Sadly its not really Notre Dame's fault for remaining independent and for not joining the Big Ten where the school clearly belongs.
Its the Bowls and TV, which is what the BCS is really all about. Spare us the "BS" the BCS is trying to get the best two teams play in the same championship bowl.
Why is Boise State not playing Ohio State?
Notre Dame not only embarrassed itself last night in the Sugar Bowl, however, embarrassed the BCS or better put embarrassed the current major college football post season structure more than any time in the recent past.
It should embarrass any of us die hard college football fans for watching such a bad deal that TV has created for us.
Of course the BCS as usual may turn its back depending on the TV ratings and we will get to that in the last part of this post. I am a die hard college football fan and this game was just not fun to watch regardless if you hate Notre Dame and want to see them lose. I actually turned this game off in the second half the first time ever for any BCS game. There have been some dude BCS games in the past and managed to watch the entire games in the past.
I don't like or dislike Notre Dame and do not want to find my self filling sorry for any team playing in an over-matched game especially if the bottom line was for money.
Maybe it was the great BCS Fiesta game just two days early with such a great finish that made the next bowls more accountable or we are just looking at the other bowls with more expectations to create some form of life or excitement in a game.
I think Notre Dame is probably ready for the Big Ten and needs the nudge to get there.
The only way Notre Dame is going to ever join the Big Ten is by actions of the college football fans.
Turn the TV games off when Notre Dame is playing and we willl soon find Notre Dame needing the Big Ten.
You're right about it not being Notre Dame's fault for remaining independent. Any school, whether it's Notre Dame or Boise State, is going to do what's best for them and will go where the incentives are.
The inherent issue is that for better or for worse, the BCS bowls are geared toward the casual fan that might not watch college football until the very end of the year as opposed to those of us that follow the entire season closely. Anyone that's paid attention to college football knows that Notre Dame has been overrated for the last two seasons when you examine how they've performed against their top opponents. I'm sure most of the people on this board would have rather seen Rutgers or, if conferences were allowed to have more than 2 teams in the BCS, Wisconsin as opposed to Notre Dame in the Sugar Bowl. However, it's the average "Joe Blow" off of the street that drives national TV ratings, and that guy usually only tunes in when a big name such as Notre Dame is involved.
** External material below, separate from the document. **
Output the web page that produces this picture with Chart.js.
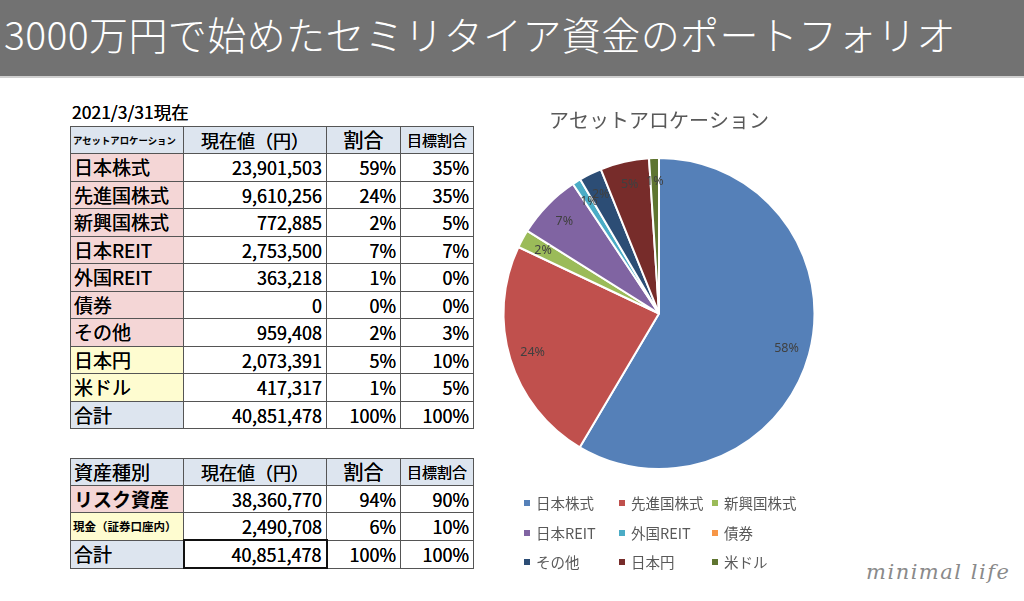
<!DOCTYPE html>
<html lang="ja">
<head>
<meta charset="utf-8">
<script src="https://cdn.jsdelivr.net/npm/chart.js@4/dist/chart.umd.min.js"></script>
<style>
  html, body { margin: 0; padding: 0; background: #fff; }
  body { width: 1024px; height: 601px; position: relative; overflow: hidden;
         font-family: "Noto Sans CJK JP", "Noto Sans", sans-serif; color: #111; }
  #titlebar { position: absolute; left: 0; top: 0; width: 1024px; height: 76px;
              background: #727272; border-bottom: 2px solid #d0d0d0; }
  #titlebar span { position: absolute; left: 4px; top: 9px; font-size: 39px; line-height: 48px;
                   color: #fff; font-weight: 300; white-space: nowrap; letter-spacing: 0.4px; }
  #date { position: absolute; left: 72px; top: 100px; font-size: 17.5px; line-height: 24px; color: #000;
          text-shadow: 0 0 0.5px #000; }
  table { position: absolute; border-collapse: collapse; table-layout: fixed; }
  td { border: 1px solid #555; padding: 0 4px; white-space: nowrap; overflow: hidden;
       font-size: 18px; line-height: 26px; color: #000; text-shadow: 0 0 0.6px #000; }
  td.num { text-align: right; }
  td.name { font-size: 19px; padding-left: 3px; }
  tr.hdr td { background: #dde5ef; text-align: center; font-size: 19px; }
  .pink { background: #f4d6d6; }
  .yellow { background: #fefcd0; }
  .blue { background: #dde5ef; }
  #t1 { left: 70px; top: 126px; }
  #t2 { left: 70px; top: 458px; }
  #chartwrap { position: absolute; left: 495px; top: 95px; width: 345px; height: 490px; }
  #mark { position: absolute; left: 866px; top: 560px; font-family: "DejaVu Serif", serif;
          font-style: italic; font-size: 21px; color: #8a8a8a; letter-spacing: 1.5px; font-weight: 300; }
</style>
</head>
<body>
<div id="titlebar"><span>3000万円で始めたセミリタイア資金のポートフォリオ</span></div>
<div id="date">2021/3/31現在</div>
<table id="t1"></table>
<table id="t2"></table>
<div id="chartwrap"><canvas id="c" width="345" height="490"></canvas></div>
<div id="mark">minimal life</div>
<script>
// ---- data ----
const categories = ['日本株式', '先進国株式', '新興国株式', '日本REIT', '外国REIT', '債券', 'その他', '日本円', '米ドル'];
const currentValues = [23901503, 9610256, 772885, 2753500, 363218, 0, 959408, 2073391, 417317];
const ratioLabels = ['59%', '24%', '2%', '7%', '1%', '0%', '2%', '5%', '1%'];
const targetLabels = ['35%', '35%', '5%', '7%', '0%', '0%', '3%', '10%', '5%'];
const pieLabels = ['58%', '24%', '2%', '7%', '1%', '', '2%', '5%', '1%'];
const totalLabel = '合計';
const totalValue = 40851478;
const totalRatio = '100%';
const totalTarget = '100%';

const assetTypes = ['リスク資産', '現金（証券口座内）'];
const assetTypeValues = [38360770, 2490708];
const assetTypeRatios = ['94%', '6%'];
const assetTypeTargets = ['90%', '10%'];

const headers1 = ['アセットアロケーション', '現在値（円）', '割合', '目標割合'];
const headers2 = ['資産種別', '現在値（円）', '割合', '目標割合'];
const chartTitle = 'アセットアロケーション';
const sliceColors = ['#5580b8', '#c0504d', '#9bbb59', '#8064a2', '#4bacc6', '#f79646', '#2c4d75', '#772c2a', '#5f7530'];

// ---- tables ----
const fmt = v => v.toLocaleString('en-US');
const colW = [113, 143, 74, 73];
function colgroup() { return '<colgroup>' + colW.map(w => `<col style="width:${w}px">`).join('') + '</colgroup>'; }

let h1 = colgroup();
h1 += '<tr class="hdr" style="height:27px">' +
  `<td style="font-size:9.4px;text-align:left;padding-left:2px;font-weight:bold;text-shadow:none">${headers1[0]}</td>` +
  `<td style="font-size:18px">${headers1[1]}</td><td style="font-size:20px">${headers1[2]}</td><td style="font-size:15px">${headers1[3]}</td></tr>`;
categories.forEach((c, i) => {
  const cls = i >= 7 ? 'yellow' : 'pink';
  h1 += `<tr style="height:27.5px"><td class="name ${cls}">${c}</td><td class="num">${fmt(currentValues[i])}</td>` +
        `<td class="num">${ratioLabels[i]}</td><td class="num">${targetLabels[i]}</td></tr>`;
});
h1 += `<tr style="height:27.5px"><td class="name blue">${totalLabel}</td><td class="num">${fmt(totalValue)}</td>` +
      `<td class="num">${totalRatio}</td><td class="num">${totalTarget}</td></tr>`;
document.getElementById('t1').innerHTML = h1;

let h2 = colgroup();
h2 += '<tr class="hdr" style="height:27px">' +
  `<td style="text-align:left;padding-left:3px">${headers2[0]}</td>` +
  `<td style="font-size:18px">${headers2[1]}</td><td style="font-size:20px">${headers2[2]}</td><td style="font-size:15px">${headers2[3]}</td></tr>`;
assetTypes.forEach((c, i) => {
  const cls = i === 0 ? 'pink' : 'yellow';
  const st = i === 0 ? 'font-weight:bold;font-size:19px;text-shadow:none' : 'font-size:11.5px;font-weight:bold;padding-left:2px;text-shadow:none';
  h2 += `<tr style="height:27px"><td class="name ${cls}" style="${st}">${c}</td><td class="num">${fmt(assetTypeValues[i])}</td>` +
        `<td class="num">${assetTypeRatios[i]}</td><td class="num">${assetTypeTargets[i]}</td></tr>`;
});
h2 += `<tr style="height:27px"><td class="name blue">${totalLabel}</td><td class="num" style="border:2px solid #111">${fmt(totalValue)}</td>` +
      `<td class="num">${totalRatio}</td><td class="num">${totalTarget}</td></tr>`;
document.getElementById('t2').innerHTML = h2;

// ---- chart ----
const labelPlugin = {
  id: 'sliceLabels',
  afterDatasetsDraw(chart) {
    const ctx = chart.ctx;
    const meta = chart.getDatasetMeta(0);
    ctx.save();
    ctx.font = '12.5px "Noto Sans", "Noto Sans CJK JP", sans-serif';
    ctx.fillStyle = '#404040';
    ctx.textAlign = 'center';
    ctx.textBaseline = 'middle';
    meta.data.forEach((arc, i) => {
      if (!pieLabels[i]) return;
      const p = arc.getProps(['x', 'y', 'startAngle', 'endAngle', 'outerRadius'], true);
      const mid = (p.startAngle + p.endAngle) / 2;
      const r = p.outerRadius * 0.85;
      ctx.fillText(pieLabels[i], p.x + Math.cos(mid) * r, p.y + Math.sin(mid) * r);
    });
    ctx.restore();
  }
};

const gridLegend = {
  id: 'gridLegend',
  afterDraw(chart) {
    const ctx = chart.ctx;
    const colX = [32, 127, 220];
    const rowY = [408, 438, 467];
    ctx.save();
    ctx.font = '14.5px "Noto Sans CJK JP", sans-serif';
    ctx.textBaseline = 'middle';
    ctx.textAlign = 'left';
    chart.data.labels.forEach((lab, i) => {
      const x = colX[i % 3], y = rowY[Math.floor(i / 3)];
      ctx.fillStyle = chart.data.datasets[0].backgroundColor[i];
      ctx.fillRect(x - 3, y - 3, 6, 6);
      ctx.fillStyle = '#595959';
      ctx.fillText(lab, x + 9, y);
    });
    ctx.restore();
  }
};

new Chart(document.getElementById('c'), {
  type: 'pie',
  data: {
    labels: categories,
    datasets: [{
      data: currentValues,
      backgroundColor: sliceColors,
      borderColor: '#ffffff',
      borderWidth: 2
    }]
  },
  options: {
    responsive: false,
    animation: false,
    layout: { padding: { top: 0, left: 0, right: 17, bottom: 115 } },
    plugins: {
      legend: { display: false },
      tooltip: { enabled: false },
      title: {
        display: true,
        text: chartTitle,
        color: '#595959',
        font: { size: 20, family: '"Noto Sans CJK JP", sans-serif', weight: 'normal', lineHeight: 1.2 },
        padding: { top: 13, bottom: 25 }
      }
    }
  },
  plugins: [labelPlugin, gridLegend]
});
</script>
</body>
</html>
Also, the BCS's job is to find the top 2 teams to play in the championship game. While I firmly believe that it does an awful job of doing this, it's important to note that, other than the rule that compels a non-BCS team that finishes in the top 12 to be invited to a BCS bowl, the final BCS standings serve little purpose to the other BCS bowls. Each of those BCS bowls consider the ability to sell tickets to be nearly as important as the TV ratings, so the Sugar Bowl has a built-in incentive to pick the "marquee" teams such as Notre Dame that will guarantee a sellout.
On that note, I don't blame the Sugar Bowl for choosing Notre Dame. Whether we're talking about college football or life in general, it's all about "risk vs. reward". If I'm running that bowl and I'm virtually guaranteed to make the maximum amount of money by picking a proven commodity such as Notre Dame while there's no financial upside that justifies the risk of taking a less well-known team, it's hard to fault the bowl's choice.
It's easy to say that a bowl (or in terms of expansion talk, a conference) should take a risk on an up-and-comer as opposed to going back to the same handful of power schools, but in terms of business the only reason why you would ever take such a risk is that you'd get an even higher return in the end. At your own job, if you're taking a bigger risk yet there's no chance of you receiving a higher return than if you had just made the "safe" pick, you'd be fired pretty quickly.